>> Begin

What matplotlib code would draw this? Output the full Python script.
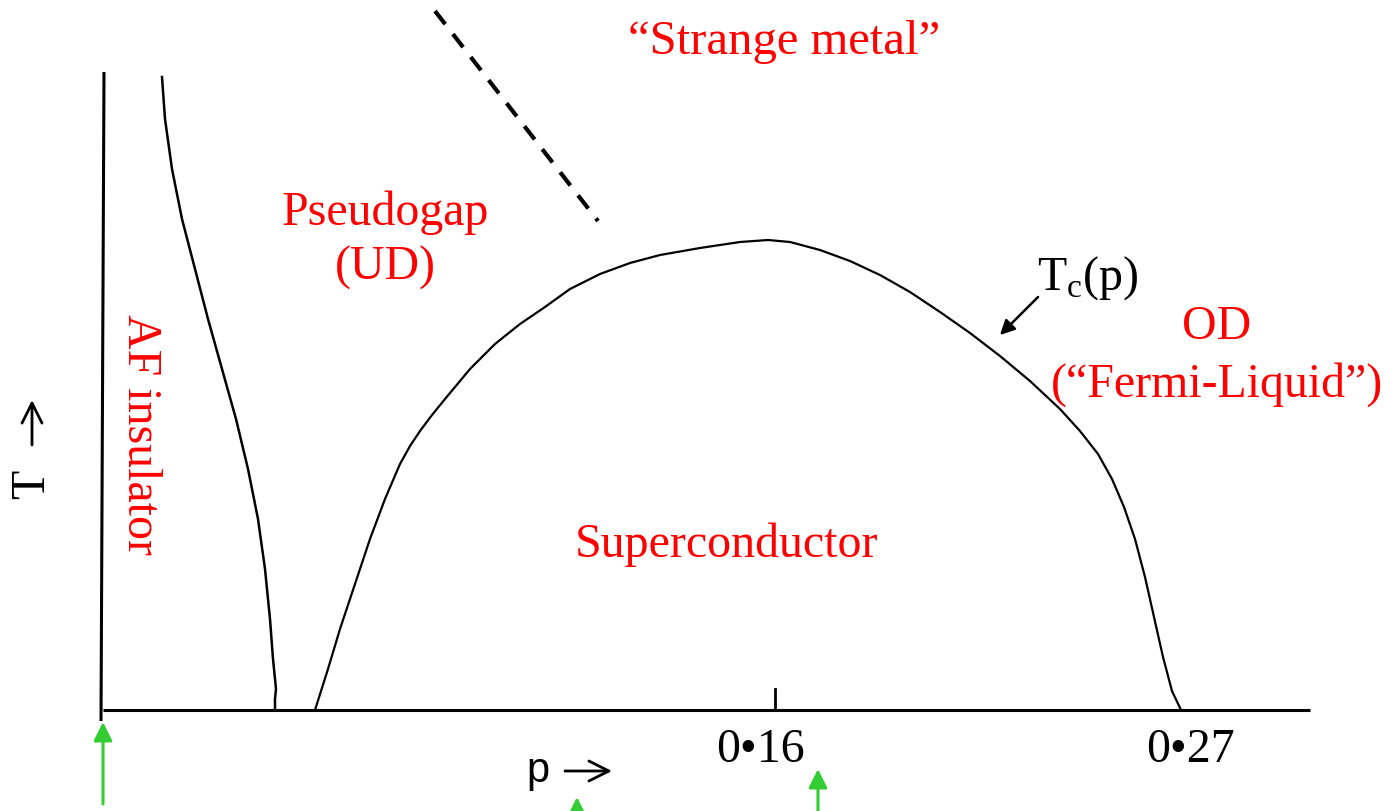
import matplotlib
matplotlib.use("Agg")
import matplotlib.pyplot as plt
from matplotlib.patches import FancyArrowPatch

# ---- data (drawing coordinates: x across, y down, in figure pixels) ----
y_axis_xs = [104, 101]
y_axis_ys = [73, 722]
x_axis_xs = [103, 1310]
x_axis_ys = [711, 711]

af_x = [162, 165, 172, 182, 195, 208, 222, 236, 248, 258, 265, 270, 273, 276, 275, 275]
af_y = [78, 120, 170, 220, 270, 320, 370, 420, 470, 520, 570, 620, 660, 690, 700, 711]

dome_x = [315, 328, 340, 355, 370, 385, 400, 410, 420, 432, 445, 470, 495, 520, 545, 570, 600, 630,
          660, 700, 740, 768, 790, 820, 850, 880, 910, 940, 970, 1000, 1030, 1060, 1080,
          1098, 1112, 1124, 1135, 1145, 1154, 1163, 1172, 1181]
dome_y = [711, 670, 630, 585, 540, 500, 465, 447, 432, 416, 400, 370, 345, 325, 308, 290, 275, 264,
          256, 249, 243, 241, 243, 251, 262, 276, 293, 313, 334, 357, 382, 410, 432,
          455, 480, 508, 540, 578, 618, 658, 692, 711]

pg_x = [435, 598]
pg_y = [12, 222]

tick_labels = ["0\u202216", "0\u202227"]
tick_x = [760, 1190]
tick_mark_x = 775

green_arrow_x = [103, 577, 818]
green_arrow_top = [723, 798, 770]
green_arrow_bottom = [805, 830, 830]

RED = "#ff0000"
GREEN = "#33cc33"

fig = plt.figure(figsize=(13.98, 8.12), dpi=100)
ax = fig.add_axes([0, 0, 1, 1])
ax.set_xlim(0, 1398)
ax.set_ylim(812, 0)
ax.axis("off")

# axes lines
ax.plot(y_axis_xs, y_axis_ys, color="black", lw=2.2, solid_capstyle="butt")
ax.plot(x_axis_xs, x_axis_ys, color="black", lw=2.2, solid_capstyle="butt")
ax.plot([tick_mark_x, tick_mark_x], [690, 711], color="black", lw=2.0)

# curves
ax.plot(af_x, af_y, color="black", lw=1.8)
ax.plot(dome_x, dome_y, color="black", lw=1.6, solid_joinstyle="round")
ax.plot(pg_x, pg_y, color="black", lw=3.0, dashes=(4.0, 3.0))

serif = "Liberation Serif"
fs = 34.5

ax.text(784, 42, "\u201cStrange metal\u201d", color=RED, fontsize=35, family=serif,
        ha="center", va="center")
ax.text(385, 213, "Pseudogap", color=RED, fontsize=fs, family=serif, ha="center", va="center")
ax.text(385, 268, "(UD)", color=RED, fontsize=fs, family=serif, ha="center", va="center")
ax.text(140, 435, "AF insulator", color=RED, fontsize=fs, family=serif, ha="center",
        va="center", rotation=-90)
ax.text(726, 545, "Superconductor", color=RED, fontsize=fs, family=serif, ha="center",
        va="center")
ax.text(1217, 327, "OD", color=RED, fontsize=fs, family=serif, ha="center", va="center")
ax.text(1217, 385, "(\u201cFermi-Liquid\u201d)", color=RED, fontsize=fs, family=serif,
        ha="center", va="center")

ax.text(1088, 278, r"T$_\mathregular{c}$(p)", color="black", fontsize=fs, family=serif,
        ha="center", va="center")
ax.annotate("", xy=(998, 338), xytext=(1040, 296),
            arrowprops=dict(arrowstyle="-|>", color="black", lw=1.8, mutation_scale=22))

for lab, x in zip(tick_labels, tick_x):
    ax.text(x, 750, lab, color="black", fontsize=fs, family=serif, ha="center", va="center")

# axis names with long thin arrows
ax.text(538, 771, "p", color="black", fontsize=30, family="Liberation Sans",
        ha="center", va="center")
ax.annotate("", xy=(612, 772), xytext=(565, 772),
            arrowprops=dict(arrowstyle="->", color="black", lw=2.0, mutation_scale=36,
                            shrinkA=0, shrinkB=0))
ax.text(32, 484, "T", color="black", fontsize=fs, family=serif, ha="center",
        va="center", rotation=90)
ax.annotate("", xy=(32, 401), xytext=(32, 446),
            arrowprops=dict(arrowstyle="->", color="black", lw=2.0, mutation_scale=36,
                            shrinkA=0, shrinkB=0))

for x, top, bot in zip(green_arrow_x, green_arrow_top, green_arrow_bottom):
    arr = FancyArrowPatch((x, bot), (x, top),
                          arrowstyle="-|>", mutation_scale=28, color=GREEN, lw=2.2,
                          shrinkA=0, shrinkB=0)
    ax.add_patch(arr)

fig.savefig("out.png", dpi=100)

>> End

WHAT IS ASKED
Skip the pictures, then retype every line above exactly.

CORRECT RESULT
What matplotlib code would draw this? Output the full Python script.
import matplotlib
matplotlib.use("Agg")
import matplotlib.pyplot as plt
from matplotlib.patches import FancyArrowPatch

# ---- data (drawing coordinates: x across, y down, in figure pixels) ----
y_axis_xs = [104, 101]
y_axis_ys = [73, 722]
x_axis_xs = [103, 1310]
x_axis_ys = [711, 711]

af_x = [162, 165, 172, 182, 195, 208, 222, 236, 248, 258, 265, 270, 273, 276, 275, 275]
af_y = [78, 120, 170, 220, 270, 320, 370, 420, 470, 520, 570, 620, 660, 690, 700, 711]

dome_x = [315, 328, 340, 355, 370, 385, 400, 410, 420, 432, 445, 470, 495, 520, 545, 570, 600, 630,
          660, 700, 740, 768, 790, 820, 850, 880, 910, 940, 970, 1000, 1030, 1060, 1080,
          1098, 1112, 1124, 1135, 1145, 1154, 1163, 1172, 1181]
dome_y = [711, 670, 630, 585, 540, 500, 465, 447, 432, 416, 400, 370, 345, 325, 308, 290, 275, 264,
          256, 249, 243, 241, 243, 251, 262, 276, 293, 313, 334, 357, 382, 410, 432,
          455, 480, 508, 540, 578, 618, 658, 692, 711]

pg_x = [435, 598]
pg_y = [12, 222]

tick_labels = ["0\u202216", "0\u202227"]
tick_x = [760, 1190]
tick_mark_x = 775

green_arrow_x = [103, 577, 818]
green_arrow_top = [723, 798, 770]
green_arrow_bottom = [805, 830, 830]

RED = "#ff0000"
GREEN = "#33cc33"

fig = plt.figure(figsize=(13.98, 8.12), dpi=100)
ax = fig.add_axes([0, 0, 1, 1])
ax.set_xlim(0, 1398)
ax.set_ylim(812, 0)
ax.axis("off")

# axes lines
ax.plot(y_axis_xs, y_axis_ys, color="black", lw=2.2, solid_capstyle="butt")
ax.plot(x_axis_xs, x_axis_ys, color="black", lw=2.2, solid_capstyle="butt")
ax.plot([tick_mark_x, tick_mark_x], [690, 711], color="black", lw=2.0)

# curves
ax.plot(af_x, af_y, color="black", lw=1.8)
ax.plot(dome_x, dome_y, color="black", lw=1.6, solid_joinstyle="round")
ax.plot(pg_x, pg_y, color="black", lw=3.0, dashes=(4.0, 3.0))

serif = "Liberation Serif"
fs = 34.5

ax.text(784, 42, "\u201cStrange metal\u201d", color=RED, fontsize=35, family=serif,
        ha="center", va="center")
ax.text(385, 213, "Pseudogap", color=RED, fontsize=fs, family=serif, ha="center", va="center")
ax.text(385, 268, "(UD)", color=RED, fontsize=fs, family=serif, ha="center", va="center")
ax.text(140, 435, "AF insulator", color=RED, fontsize=fs, family=serif, ha="center",
        va="center", rotation=-90)
ax.text(726, 545, "Superconductor", color=RED, fontsize=fs, family=serif, ha="center",
        va="center")
ax.text(1217, 327, "OD", color=RED, fontsize=fs, family=serif, ha="center", va="center")
ax.text(1217, 385, "(\u201cFermi-Liquid\u201d)", color=RED, fontsize=fs, family=serif,
        ha="center", va="center")

ax.text(1088, 278, r"T$_\mathregular{c}$(p)", color="black", fontsize=fs, family=serif,
        ha="center", va="center")
ax.annotate("", xy=(998, 338), xytext=(1040, 296),
            arrowprops=dict(arrowstyle="-|>", color="black", lw=1.8, mutation_scale=22))

for lab, x in zip(tick_labels, tick_x):
    ax.text(x, 750, lab, color="black", fontsize=fs, family=serif, ha="center", va="center")

# axis names with long thin arrows
ax.text(538, 771, "p", color="black", fontsize=30, family="Liberation Sans",
        ha="center", va="center")
ax.annotate("", xy=(612, 772), xytext=(565, 772),
            arrowprops=dict(arrowstyle="->", color="black", lw=2.0, mutation_scale=36,
                            shrinkA=0, shrinkB=0))
ax.text(32, 484, "T", color="black", fontsize=fs, family=serif, ha="center",
        va="center", rotation=90)
ax.annotate("", xy=(32, 401), xytext=(32, 446),
            arrowprops=dict(arrowstyle="->", color="black", lw=2.0, mutation_scale=36,
                            shrinkA=0, shrinkB=0))

for x, top, bot in zip(green_arrow_x, green_arrow_top, green_arrow_bottom):
    arr = FancyArrowPatch((x, bot), (x, top),
                          arrowstyle="-|>", mutation_scale=28, color=GREEN, lw=2.2,
                          shrinkA=0, shrinkB=0)
    ax.add_patch(arr)

fig.savefig("out.png", dpi=100)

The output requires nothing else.